En revanche, attiser les peurs, les rejets, les divisions et en jouer les exaspère jusqu’au risque d’explosion. Etonnant, non ?
Que faire d’autre ?
« Joie de vivre, vivre ensemble, tous en terrasse ! » Et voici l’horizon eschatologique proclamé par notre Premier ministre : « Consommez, c’est le moment des fêtes, dépensez, vivez ! »
Et ce vide ne comble pas le vide. Décidément, nous vivons une époque de grandes découvertes pour nos maîtres.

Avec quoi le comblerons-nous donc ?
Ce temps de l’Avent donnerait bien des idées : miséricorde et Grâce.
Il y a gros à parier que sur les marchés de Bethléem, ces réseaux sociaux du temps d’Hérode, on s’exprimait à peu près comme sur les nôtres : c’est la crise, c’est à cause de ces étrangers, nos élites veulent la mort du petit commerce et vous avez vu cette présence policière, ces bruits de bottes (enfin de caligae). Et ça ne L’a pas dissuadé de venir.

Ce n’est pas tout. Malins comme je vous connais, vous avez remarqué qu’il manque un point dans ma première partie : la crise écologique.
Et c’est vrai. Celle-là aussi, nous peinons à la présenter autrement que comme source d’angoisses sans nom. Je serais mal inspiré de le nier. C’est qu’à la différence de toutes les autres, c’est vraiment une angoisse mortelle, et qui pourtant, reste obstinément à l’arrière-plan. Nous n’avons plus de temps à perdre et pourtant « nous ne croyons pas ce que nous savons ». C’est effrayant, pour de vrai. Et personne n’a envie de l’entendre. Ce n’est pas le bon moment.

Et pourtant, parce qu’il est question de vie, nous écologistes – et spécialement écologistes chrétiens – devrions, tout spécialement, savoir conjuguer l’exposé de la vérité à l’annonce de l’espérance. La catastrophe menace, elle est même déjà là, mais la bonne nouvelle, c’est que les réponses, les bonnes réponses, sentent la vie. Chacun de nous ne peut sans doute pas grand-chose, mais au moins y a-t-il quelque chose à faire, c’est-à-dire déjà refuser de subir.
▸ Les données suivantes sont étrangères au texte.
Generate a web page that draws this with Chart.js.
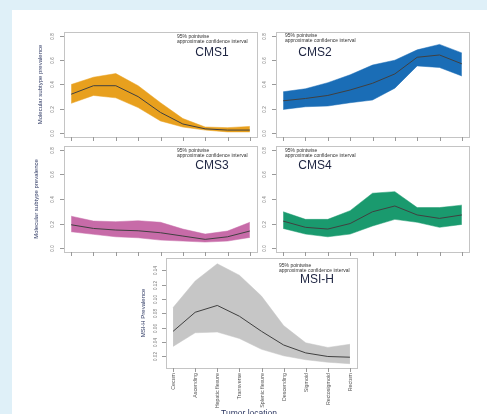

L’écologie, celle des citoyens qui s’engagent et des scientifiques qui parlent vrai, n’est pas occupée à instrumentaliser une crise au profit d’un vague pouvoir. Je sais que l’accusation est courante : autant accuser votre médecin généraliste de diffuser lui-même le virus de la grippe… Nous nous en passerions bien, de ce combat. Mais il faut bien. Mais je m’égare : je disais, donc, qu’il y a une bonne nouvelle que nous devons savoir annoncer. Cette nouvelle, c’est que le remède n’a pas vocation à être plus amer que le mal. La conversion écologique sera joyeuse, ou alors elle ne sera pas écologique. A M. Valls et à ses pairs, opposons Isaïe 55 : pourquoi consommer et dépenser de l’argent pour ce qui ne rassasie pas ? Retrouvons le chemin des véritables mets succulents : l’humain plutôt que les biens, l’oiseau dans l’arbre plutôt que sur l’écran, la relation en vrai plutôt que « l’expérience connectée », la gratuité plutôt que la rentabilité, le partage plutôt que l’austérité. Il sera autrement plus simple, alors, d’opposer à mesdames Le Pen la fraternité universelle et l’amour du prochain sans condition.

Notre responsabilité est là : être signes et paroles d’espérance. Alors, nous n’aurons plus aucun besoin des professionnels de la gestion des peurs.